PDA

View Full Version : A sophisticated 301 redirect solution for Googlebot? (Moving from Java to .NET, etc)


hedgehogcn
08-22-2006, 01:59 PM
Hello,

We are in the process of migrating several old sites from Websphere (java) to .NET 2.0. The issue of 301 redirects recently came up and sparked some questions...

FYI - All of our old sites are on Websphere 5.0, and every page contains a .do extn. Our new sites are on .NET 2.0 with an .aspx extn.

Originally, we planned to have the .do extensions mapped as .NET pages in IIS. Which would allow us to implement a simple .NET 301 redirect (like it is suggested here: http://www.stevenhargrove.com/redirect-web-pages - scroll down to the section titled "301 Redirect Using ASP .NET").

However, this would involve us essentially recreating our old site (directory structure, file names, etc) and putting individual 301 redirects in place for each page.

As you might expect, when presented to our development team they pretty much flipped out. In general, they thought this was very tedious and all together a bad approach for handling 301 redirects.

So, their suggested approach was to create a more centralized 301 redirect process that could handle all inbound requests containing the old ".do" extn.


In their solution, all inbound requests to the site containing a ".do" extn would be given a 301 and sent to a page in the root folder of the web site: site.com/redirect.aspx.
Then, the /redirect.aspx file would (somehow) know what URL they had originally punched in and give them another 301 redirect to the actual destination page.
The advantage of this approach is that it is easier for the technical team to maintain (as there is one central file to update for all redirects). And, it doesn't clutter up the new site with a bunch of redirect pages.


Sounds great. Easier to maintain - I'm all for it. But, how would their approach affect Google? Is it acceptable to give "two" 301 responses to Googlebot? Could GB get confused and think that all .do pages should now point to /redirect.aspx? (Which essentially does the same thing as not implementing a 301 redirect at all... our traffic would plummet.)

Any thoughts or other suggested approaches for handling the 301 redirect would be greatly appreciated!

Thanks!

JohnW
08-22-2006, 09:58 PM
>We are in the process of migrating several old sites from Websphere

good move

>Our new sites are on .NET 2.0 with an .aspx extn.

Not as good. You have my sympathy

>Is it acceptable to give "two" 301 responses to Googlebot?

Maybe, maybe not. I wouldn’t. This is hardly a best-practices implementation.

>suggested approaches for handling the 301 redirect would be greatly appreciated

Tell them to get off their butts and do the 301s. Maybe have them do some reading on ISAPI if they cant figure out how to do it in .net/IIS

g1smd
08-28-2006, 04:55 PM
In general a redirection chain is a bad idea, but my answer hinges on one important point:

Would the URL at redirect.aspx contain extra parameters, depeding on the original page to be redirected?

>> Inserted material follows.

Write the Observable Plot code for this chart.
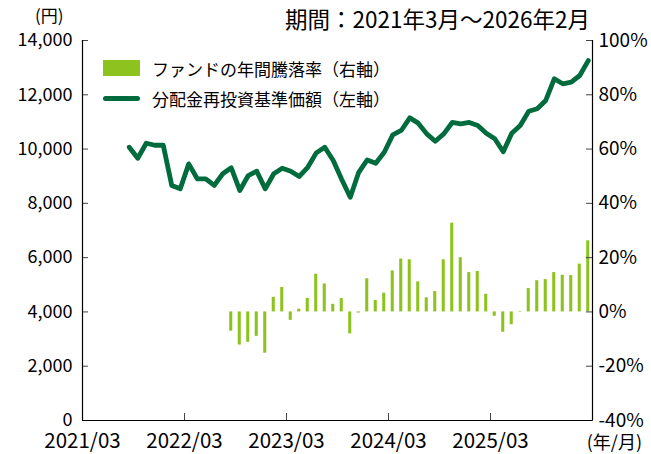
<!DOCTYPE html>
<html><head><meta charset="utf-8">
<script src="https://cdn.jsdelivr.net/npm/d3@7"></script>
<script src="https://cdn.jsdelivr.net/npm/@observablehq/plot@0.6"></script>
<style>
body{margin:0;background:#fff;font-family:'Noto Sans CJK JP',sans-serif;color:#000}
#wrap{position:relative;width:651px;height:454px;overflow:hidden}
.ov{position:absolute;white-space:nowrap;line-height:1}
</style></head><body>
<div id="wrap"></div>
<script>
// ---- data ----
const navMonths = ["2021/08","2021/09","2021/10","2021/11","2021/12","2022/01","2022/02","2022/03","2022/04","2022/05","2022/06","2022/07",
"2022/08","2022/09","2022/10","2022/11","2022/12","2023/01","2023/02","2023/03","2023/04","2023/05","2023/06","2023/07",
"2023/08","2023/09","2023/10","2023/11","2023/12","2024/01","2024/02","2024/03","2024/04","2024/05","2024/06","2024/07",
"2024/08","2024/09","2024/10","2024/11","2024/12","2025/01","2025/02","2025/03","2025/04","2025/05","2025/06","2025/07",
"2025/08","2025/09","2025/10","2025/11","2025/12","2026/01","2026/02"];
const navValues = [10070,9660,10215,10140,10140,8660,8535,9455,8905,8905,8660,9090,
9310,8475,9025,9185,8535,9090,9295,9185,8990,9330,9860,10070,
9580,8880,8225,9145,9600,9480,9885,10525,10685,11150,10955,10560,
10290,10560,10980,10930,10980,10870,10585,10380,9900,10585,10870,11395,
11485,11790,12590,12405,12465,12710,13260];
const retMonths = ["2022/08","2022/09","2022/10","2022/11","2022/12","2023/01","2023/02","2023/03","2023/04","2023/05","2023/06","2023/07",
"2023/08","2023/09","2023/10","2023/11","2023/12","2024/01","2024/02","2024/03","2024/04","2024/05","2024/06","2024/07",
"2024/08","2024/09","2024/10","2024/11","2024/12","2025/01","2025/02","2025/03","2025/04","2025/05","2025/06","2025/07",
"2025/08","2025/09","2025/10","2025/11","2025/12","2026/01","2026/02"];
const retValues = [-7.1,-12.2,-11.2,-9.0,-15.2,5.4,9.0,-3.1,1.0,5.0,
13.9,10.3,2.8,4.9,-8.1,-0.4,12.2,4.2,6.9,15.1,
19.5,19.2,11.1,5.2,7.5,19.2,32.7,20.0,14.5,14.9,
6.5,-1.6,-7.5,-4.7,0.2,8.6,11.5,11.9,14.5,13.5,
13.4,17.6,26.2];
const xTickMonths = ["2021/03","2022/03","2023/03","2024/03","2025/03"];
const axisStart = "2021/03", axisEnd = "2026/03";
const yTicks = [0,2000,4000,6000,8000,10000,12000,14000];
const rTicks = [-40,-20,0,20,40,60,80,100];
const yMax = 14000, rMin = -40, rMax = 100;

// ---- helpers ----
const mIndex = s => { const [y,m] = s.split("/").map(Number); return (y-2021)*12 + (m-3); };
const toLeft = r => (r - rMin) * yMax / (rMax - rMin);
const nav = navMonths.map((m,k) => ({i: mIndex(m), v: navValues[k]}));
const ret = retMonths.map((m,k) => ({i: mIndex(m), r: retValues[k]}));
const half = 0.18;

const chart = Plot.plot({
  width: 651, height: 454,
  marginLeft: 82, marginRight: 59, marginTop: 40, marginBottom: 34,
  style: {fontFamily: "'Noto Sans CJK JP', sans-serif", fontSize: "18px", color: "#000", background: "#fff"},
  x: {type: "linear", domain: [mIndex(axisStart), mIndex(axisEnd)]},
  y: {domain: [0, yMax]},
  marks: [
    Plot.rectY(ret, {x1: d => d.i + 0.5 - half, x2: d => d.i + 0.5 + half, y1: toLeft(0), y2: d => toLeft(d.r), fill: "#8DC21F"}),
    Plot.line(nav, {x: d => d.i + 0.5, y: "v", stroke: "#006B3C", strokeWidth: 4.8, strokeLinejoin: "round", strokeLinecap: "round"}),
    Plot.axisY({ticks: yTicks, tickFormat: d3.format(","), tickSize: -6, tickPadding: 16, stroke: "#444", label: null}),
    Plot.axisY({anchor: "right", ticks: rTicks.map(toLeft), tickFormat: v => `${Math.round(v*(rMax-rMin)/yMax + rMin)}%`, tickSize: -7, tickPadding: 13, stroke: "#444", fontSize: 19, label: null}),
    Plot.axisX({ticks: xTickMonths.map(mIndex), tickFormat: i => xTickMonths.find(m => mIndex(m) === i), tickSize: -7, tickPadding: 20, stroke: "#444", fontSize: 20.5, label: null}),
    Plot.ruleX([mIndex(axisStart), mIndex(axisEnd)], {stroke: "#000", strokeWidth: 1.2}),
    Plot.ruleY([0], {stroke: "#000", strokeWidth: 1.2})
  ]
});
const wrap = document.getElementById("wrap");
wrap.appendChild(chart);

function ov(html, css){ const d=document.createElement("div"); d.className="ov"; d.innerHTML=html; Object.assign(d.style, css); wrap.appendChild(d); return d; }
ov("(円)", {left:"35px", top:"6px", fontSize:"17px"});
ov("期間：2021年3月～2026年2月", {right:"61px", top:"7px", fontSize:"22.5px"});
ov("(年/月)", {right:"9px", top:"432px", fontSize:"18px"});
ov('<span style="display:inline-block;width:37px;height:16px;background:#8DC21F;vertical-align:middle;margin-right:12px"></span><span style="vertical-align:middle">ファンドの年間騰落率（右軸）</span>', {left:"103px", top:"57px", fontSize:"17px"});
ov('<span style="display:inline-block;width:37px;height:5px;border-radius:3px;background:#006B3C;vertical-align:middle;margin-right:12px"></span><span style="vertical-align:middle">分配金再投資基準価額（左軸）</span>', {left:"103px", top:"87px", fontSize:"17px"});
</script>
</body></html>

If so, then that would be a separate indexable URL, and you might get away with a chain: A1 --> B1 --> C1 and A2 --> B2 --> C2 etc.

If not then you would have: A1 --> B --> C1 and A2 --> B --> C2; and search engines would not know how to handle that. B would seem to randomly redirect to other pages. Nothing would pass any PR on.

Again, I would recommend against a redirection chain. Simple to administer but unlikely to be beneficial, possibility to be harmful, to the search engines view of your site.